Poet Diane Burns was born in Lawrence, Kansas, to a Chemehuevi father and an Anishinabe mother. She grew up in Riverside, California, where her parents taught at a Native American boarding school. When she was ten, her family moved to the Lac Courte Oreilles reservation in Wisconsin and later to Wahpeton, North Dakota, where her parents taught at another boarding school.
Burns was educated at Barnard University. In the 1980s, she became a member of the Lower East Side poetry community, reading her work at the Bowery Poetry Club, the Nuyorican Poets Cafe, and the Poetry Project at St. Mark’s Church. Along with Allen Ginsberg, Joy Harjo, and Pedro Pietri, she was invited by the Sandinista government to visit Nicaragua for the Ruben Dario Poetry Festival.
In her direct, wry poems, Burns engages themes of Native American identity and stereotypes.

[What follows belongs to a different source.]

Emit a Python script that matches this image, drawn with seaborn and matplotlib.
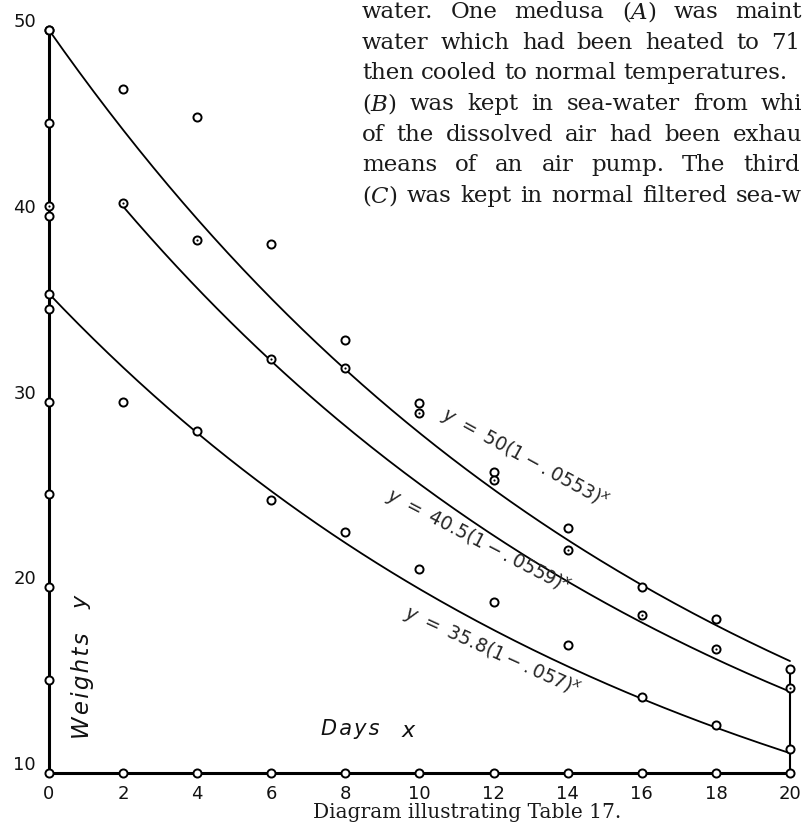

She published a single volume of poems during her life, Riding the One-Eyed Ford (1981). She lived in New York City until her death at the age of 49 from liver and kidney failure.
Justina Mejias is a vocalist, poet, and educator native to New York City. She has been performing professionally since she was a teenager, appearing at Lincoln Center, the Knitting factory with Savion Glover and Reg E. Gaines, and the Nuyorican Poets Cafe with her twenty piece big band. She was also part of the creation of the StoryCorps Project, and has had many pieces aired on National Public Radio. A certified Kripalu yoga teacher, amateur mycologist, and chipmunk enthusiast, Justina has no concept of boredom.